For Combs, who performs under the name Spoonboy, the moment became a song title and the idea for a new music video, premiered here on Bandwidth today. The track is a declaration of independence fueled by an enlightened approach to gender identity; the music video is a sun-drenched celebration of that.

“I’m diving in and coming up for air, and I’m not scared or unaware,” Spoonboy sings on the cut. It’s just one pop-punk blast from a fast-paced series of three split records he recently released with poppy acts The Goodbye Party, Martha and Colour Me Wednesday. (“Free Yer Mind, Square” appears on the Martha split.)

Combs is already a fixture on the D.C. punk scene from his years of output with The Max Levine Ensemble. But Spoonboy on his own is just as hooky and politically charged.

When he wrote the song, Combs was thinking a lot about queer identities, a subject he’s explored in previous songs and public forums. “I think a lot about how much we’re prescribed particular narratives about what gender and sexuality are supposed to look like,” Combs says. He says even progressive-minded people can fall into traps around what gender conformity—or nonconformity—should look like.

On “Free Yer Mind, Square,” powerful guitars charge in as Spoonboy announces with a slight sneer, “You wanna know what I want / You wanna know who I love / Well, I don’t care.”

The loud-quiet-loud structure of “Free Yer Mind, Square” was exactly what video director Ben Epstein had been looking for. Epstein had been sitting on an idea for a music video that would be half forwards and half backwards. He merged the idea with Spoonboy’s song—reversing the video’s action around the track’s halfway point—and the giddy, gleeful and puzzling music video was born.

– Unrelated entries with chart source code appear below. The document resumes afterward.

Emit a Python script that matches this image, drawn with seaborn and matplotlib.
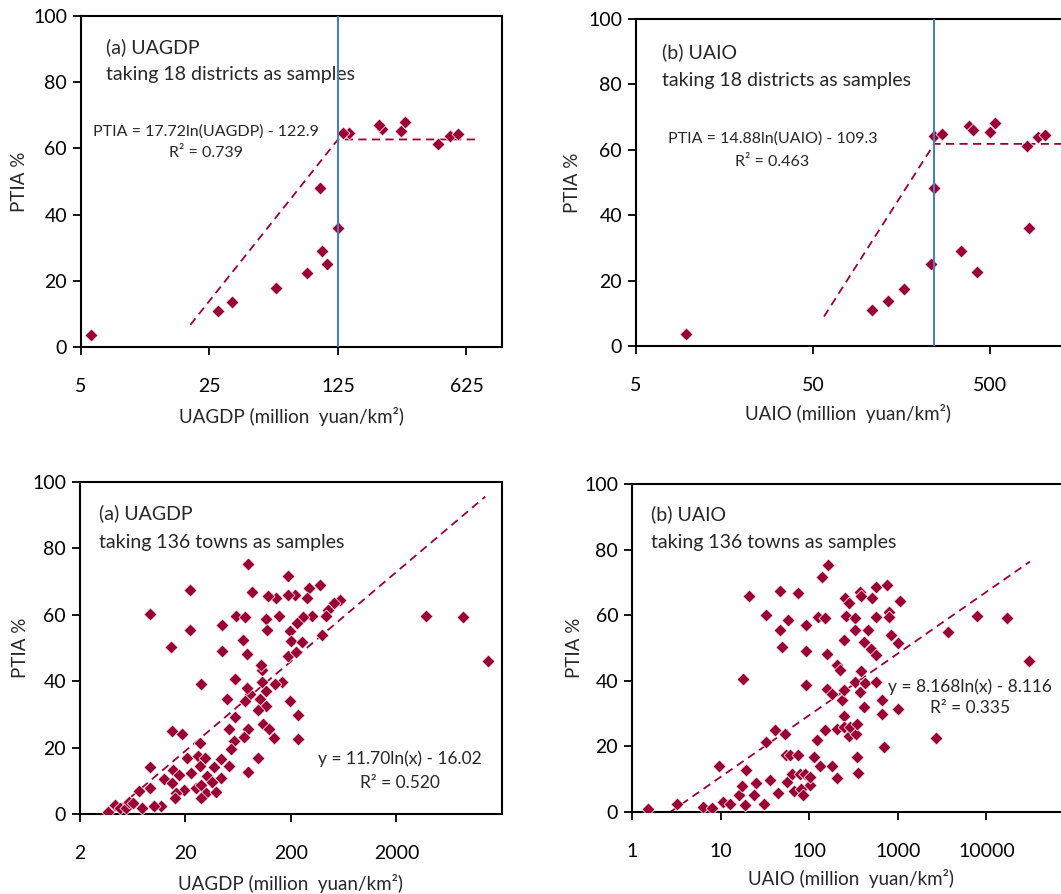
import numpy as np
import matplotlib
matplotlib.use('Agg')
import matplotlib.pyplot as plt
import seaborn as sns

sns.set_style('ticks')
plt.rcParams['font.family'] = ['Lato', 'DejaVu Sans']

RED = '#990033'
BLUE = '#4a7ebb'

# ---- (a) UAGDP, 18 districts ----
dist_gdp_x = [5.67, 27.9, 33.0, 57.6, 84.4, 102, 109, 100, 125, 144, 133, 218, 209, 275, 289, 440, 508, 560]
dist_gdp_y = [3.6, 10.9, 13.6, 17.7, 22.4, 29.1, 25.0, 47.9, 36.0, 64.7, 64.8, 65.9, 67.2, 65.2, 67.9, 61.2, 63.7, 64.2]
dist_gdp_trend_x = [19.7, 125, 125, 722]
dist_gdp_trend_y = [6.7, 62.7, 62.7, 62.7]
dist_gdp_break = 125

# ---- (b) UAIO, 18 districts ----
dist_io_x = [9.6, 108, 132, 164, 232, 242, 242, 267, 344, 420, 379, 403, 500, 536, 805, 826, 934, 1028]
dist_io_y = [3.8, 11.0, 13.7, 17.4, 25.2, 48.2, 64.1, 64.9, 28.9, 22.6, 67.3, 65.9, 65.4, 68.1, 61.2, 36.1, 63.8, 64.5]
dist_io_trend_x = [57.7, 242, 242, 1330]
dist_io_trend_y = [9.0, 61.8, 61.8, 61.8]
dist_io_break = 242

# ---- (a) UAGDP, 136 towns ----
town_gdp_x = [78.5, 189, 22.0, 85.1, 380, 297, 218, 143, 122, 186, 282, 577, 506, 447,
              9.3, 59.9, 73.5, 155, 115, 317, 260, 227, 431, 22.0, 119, 197, 44.7, 70.8,
              200, 253, 394, 14.6, 44.7, 76.2, 189, 223, 27.8, 58.6, 164, 107, 104, 107,
              141, 116, 82.0, 76.2, 49.9, 72.9, 102, 197, 116, 96.4, 58.6, 235, 14.8, 18.7,
              51.8, 78.5, 108, 123, 27.6, 57.7, 71.9, 139, 235, 53.7, 20.5, 26.2, 30.3, 43.1,
              97.8, 9.3, 27.4, 37.2, 51.4, 78.5, 15.3, 12.4, 17.3, 22.6, 43.1, 32.2, 14.9,
              24.9, 27.8, 19.3, 9.3, 7.3, 16.4, 35.9, 31.0, 38.6, 27.8, 15.9, 7.7, 11.7,
              10.1, 3.7, 4.3, 4.8, 5.5, 5.8, 6.4, 3780, 8630, 14700]
town_gdp_y = [75.4, 71.7, 67.5, 66.9, 69.1, 68.0, 66.0, 64.9, 65.7, 66.0, 65.2, 64.4, 63.5, 61.3,
              60.2, 59.7, 59.2, 59.7, 58.7, 59.7, 59.2, 57.5, 59.5, 55.5, 55.5, 55.0, 57.0, 52.5,
              52.0, 51.8, 54.0, 50.3, 49.1, 48.1, 47.6, 48.9, 39.2, 40.8, 39.8, 43.4, 45.0, 39.9,
              39.2, 37.1, 36.1, 37.9, 34.6, 33.9, 34.5, 34.1, 32.4, 31.2, 29.3, 29.8, 25.1, 24.0,
              25.7, 25.7, 27.0, 25.7, 21.5, 22.0, 23.3, 23.0, 22.5, 19.7, 16.9, 17.5, 16.8, 16.7,
              16.8, 14.3, 14.5, 14.3, 14.5, 12.6, 13.3, 10.6, 11.8, 12.3, 10.9, 11.5, 9.4,
              7.7, 8.7, 7.2, 7.7, 6.9, 6.2, 9.7, 6.2, 6.7, 4.7, 4.7, 1.9, 2.5,
              2.3, 0.7, 2.7, 1.8, 1.9, 3.7, 3.2, 59.7, 59.2, 46.1]
town_gdp_coef = (11.70, -16.02)
town_gdp_trend_x = [3.9, 13900]

# ---- (b) UAIO, 136 towns ----
town_io_x = [1.51, 3.2, 6.3, 8.0, 9.7, 10.6, 12.9, 16.1, 17.6, 19.5, 18.7, 17.7, 21.1, 24.0,
             25.2, 30.5, 32.7, 32.7, 35.7, 41.4, 44.0, 46.3, 46.3, 49.2, 53.6, 57.4, 54, 61.1,
             55.6, 63.8, 66.6, 74.5, 74.5, 81.2, 84.9, 78, 92.5, 92.5, 92.5, 88.5, 103, 103,
             112, 122, 127, 133, 139, 151, 151, 158, 165, 160, 180, 180, 205, 205, 208, 224,
             234, 244, 244, 244, 255, 278, 261, 278, 248, 290, 330, 330, 330, 339, 345, 345,
             351, 376, 386, 386, 376, 410, 410, 428, 455, 509, 496, 565, 565, 565, 565, 660,
             660, 702, 764, 798, 798, 834, 1000, 1000, 1045, 2705, 3720, 7910, 17250, 30000]
town_io_y = [1.0, 2.5, 1.5, 1.2, 14.1, 3.1, 2.5, 5.1, 7.8, 12.7, 2.0, 40.7, 65.9, 5.3,
             8.9, 2.5, 21.4, 60.2, 9.9, 25.1, 5.9, 67.4, 55.4, 50.2, 23.9, 58.5, 17.3, 17.3,
             9.2, 11.7, 6.3, 66.9, 17.3, 7.1, 5.3, 11.7, 57.0, 49.1, 38.7, 11.7, 8.1, 10.7,
             16.8, 22.1, 59.5, 14.0, 71.7, 59.0, 25.1, 48.1, 75.3, 37.6, 14.0, 35.9, 10.5, 25.4, 44.8, 43.4,
             34.3, 37.1, 52.4, 29.2, 65.1, 63.8, 59.7, 23.1, 25.9, 25.9, 59.0, 55.4, 39.7, 23.7, 26.8, 16.8,
             12.0, 67.1, 65.8, 43.0, 36.6, 51.9, 32.0, 39.2, 55.4, 65.4, 49.8, 68.7, 59.5, 47.8, 39.7, 34.1,
             29.8, 19.8, 69.2, 61.0, 59.5, 53.9, 51.4, 31.5, 64.4, 22.6, 54.9, 59.7, 59.2, 46.1]
town_io_coef = (8.168, -8.116)
town_io_trend_x = [2.7, 31000]

fig = plt.figure(figsize=(10.61, 8.94), dpi=100)
ax1 = fig.add_axes([0.0763, 0.6119, 0.3968, 0.3702])
ax2 = fig.add_axes([0.5994, 0.6130, 0.5005, 0.3658])
ax3 = fig.add_axes([0.0754, 0.0895, 0.3977, 0.3714])
ax4 = fig.add_axes([0.5957, 0.0917, 0.4175, 0.3669])

dash = (0, (4.5, 3))


def style(ax, xlim, ticks, base, xlabel, ylab_x, xlab_y, xlab_x=0.5):
    ax.set_xscale('log', base=base)
    ax.set_xlim(*xlim)
    ax.set_ylim(0, 100)
    ax.set_xticks(ticks)
    ax.set_xticklabels([str(t) for t in ticks])
    ax.xaxis.set_minor_locator(matplotlib.ticker.NullLocator())
    ax.set_yticks(range(0, 101, 20))
    ax.tick_params(axis='both', direction='out', length=6, width=1.3, labelsize=14,
                   colors='black')
    ax.tick_params(axis='x', pad=16)
    ax.tick_params(axis='y', pad=4)
    for s in ax.spines.values():
        s.set_linewidth(1.5)
        s.set_color('black')
    ax.set_xlabel(xlabel, fontsize=13.5)
    ax.set_ylabel('PTIA %', fontsize=13.5)
    ax.xaxis.label.set_va('center')
    ax.yaxis.label.set_va('center')
    ax.xaxis.set_label_coords(xlab_x, xlab_y)
    ax.yaxis.set_label_coords(ylab_x, 0.5)


def points(ax, x, y):
    sns.scatterplot(x=x, y=y, ax=ax, marker='D', s=44, color=RED,
                    edgecolor='white', linewidth=0.5, zorder=3)


# top left
points(ax1, dist_gdp_x, dist_gdp_y)
ax1.plot(dist_gdp_trend_x, dist_gdp_trend_y, color=RED, lw=1.3, ls=dash, zorder=2)
ax1.axvline(dist_gdp_break, color=BLUE, lw=1.5, zorder=4)
style(ax1, (5, 975), [5, 25, 125, 625], 5, 'UAGDP (million  yuan/km²)', -0.145, -0.211, 0.501)
ax1.text(0.059, 0.906, '(a) UAGDP', transform=ax1.transAxes, fontsize=14, va='center')
ax1.text(0.059, 0.822, 'taking 18 districts as samples', transform=ax1.transAxes, fontsize=14, va='center')
ax1.text(0.297, 0.650, 'PTIA = 17.72ln(UAGDP) - 122.9', transform=ax1.transAxes, fontsize=11.5,
         ha='center', va='center')
ax1.text(0.297, 0.586, 'R² = 0.739', transform=ax1.transAxes, fontsize=11.5, ha='center', va='center')

# top right
points(ax2, dist_io_x, dist_io_y)
ax2.plot(dist_io_trend_x, dist_io_trend_y, color=RED, lw=1.3, ls=dash, zorder=2)
ax2.axvline(dist_io_break, color=BLUE, lw=1.5, zorder=4)
style(ax2, (5, 5000), [5, 50, 500], 10, 'UAIO (million  yuan/km²)', -0.119, -0.205, 0.399)
ax2.text(0.049, 0.899, '(b) UAIO', transform=ax2.transAxes, fontsize=14, va='center')
ax2.text(0.049, 0.813, 'taking 18 districts as samples', transform=ax2.transAxes, fontsize=14, va='center')
ax2.text(0.257, 0.633, 'PTIA = 14.88ln(UAIO) - 109.3', transform=ax2.transAxes, fontsize=11.5,
         ha='center', va='center')
ax2.text(0.257, 0.563, 'R² = 0.463', transform=ax2.transAxes, fontsize=11.5, ha='center', va='center')

# bottom left
points(ax3, town_gdp_x, town_gdp_y)
tx = np.array(town_gdp_trend_x)
ax3.plot(tx, town_gdp_coef[0] * np.log(tx) + town_gdp_coef[1], color=RED, lw=1.3, ls=dash, zorder=2)
style(ax3, (2, 20000), [2, 20, 200, 2000], 10, 'UAGDP (million  yuan/km²)', -0.142, -0.208, 0.498)
ax3.text(0.045, 0.907, '(a) UAGDP', transform=ax3.transAxes, fontsize=14, va='center')
ax3.text(0.045, 0.819, 'taking 136 towns as samples', transform=ax3.transAxes, fontsize=14, va='center')
ax3.text(0.758, 0.166, 'y = 11.70ln(x) - 16.02', transform=ax3.transAxes, fontsize=12.5,
         ha='center', va='center')
ax3.text(0.758, 0.093, 'R² = 0.520', transform=ax3.transAxes, fontsize=12.5, ha='center', va='center')

# bottom right
points(ax4, town_io_x, town_io_y)
tx = np.array(town_io_trend_x)
ax4.plot(tx, town_io_coef[0] * np.log(tx) + town_io_coef[1], color=RED, lw=1.3, ls=dash, zorder=2)
style(ax4, (1, 100000), [1, 10, 100, 1000, 10000], 10, 'UAIO (million  yuan/km²)',
      -0.129, -0.204, 0.494)
ax4.text(0.043, 0.909, '(b) UAIO', transform=ax4.transAxes, fontsize=14, va='center')
ax4.text(0.043, 0.823, 'taking 136 towns as samples', transform=ax4.transAxes, fontsize=14, va='center')
ax4.text(0.762, 0.381, 'y = 8.168ln(x) - 8.116', transform=ax4.transAxes, fontsize=12.5,
         ha='center', va='center')
ax4.text(0.763, 0.317, 'R² = 0.335', transform=ax4.transAxes, fontsize=12.5, ha='center', va='center')

fig.savefig('out.png', dpi=100)
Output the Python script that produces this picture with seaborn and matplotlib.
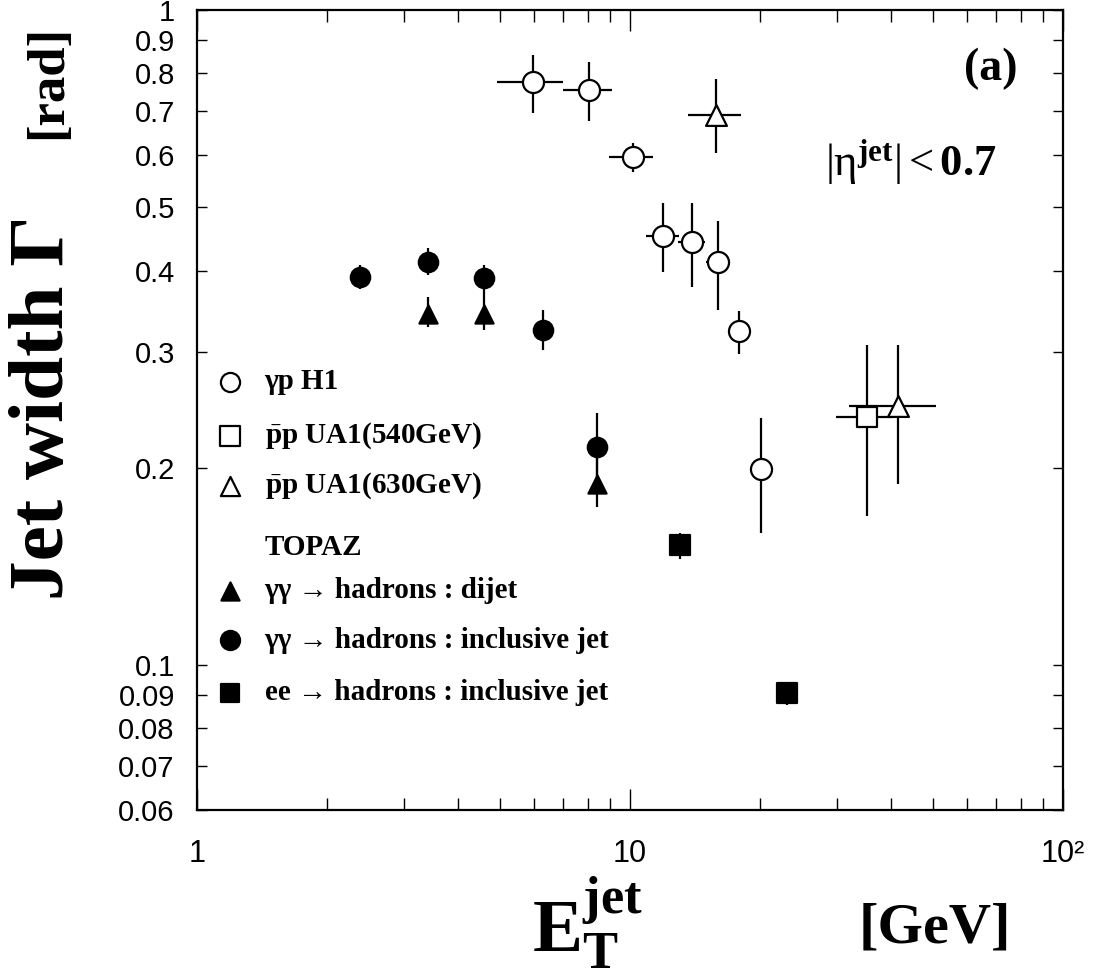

When Combs and his pals dive into the swimming pool in the video, the image bears a particular significance. “What I wanted to get across is, ‘Look. I’m not going to worry about it. I’m just going to be who I am and not look over my shoulder all the time.'”

Both of the Spoonboy tracks on the Martha split are what Combs calls “pep songs.” That good-natured self-assuredness seems to be paying off; a new Max Levine Ensemble album, which Combs says is his best work yet, will arrive sometime this year.

Spoonboy plays Friday, June 6 at DC9.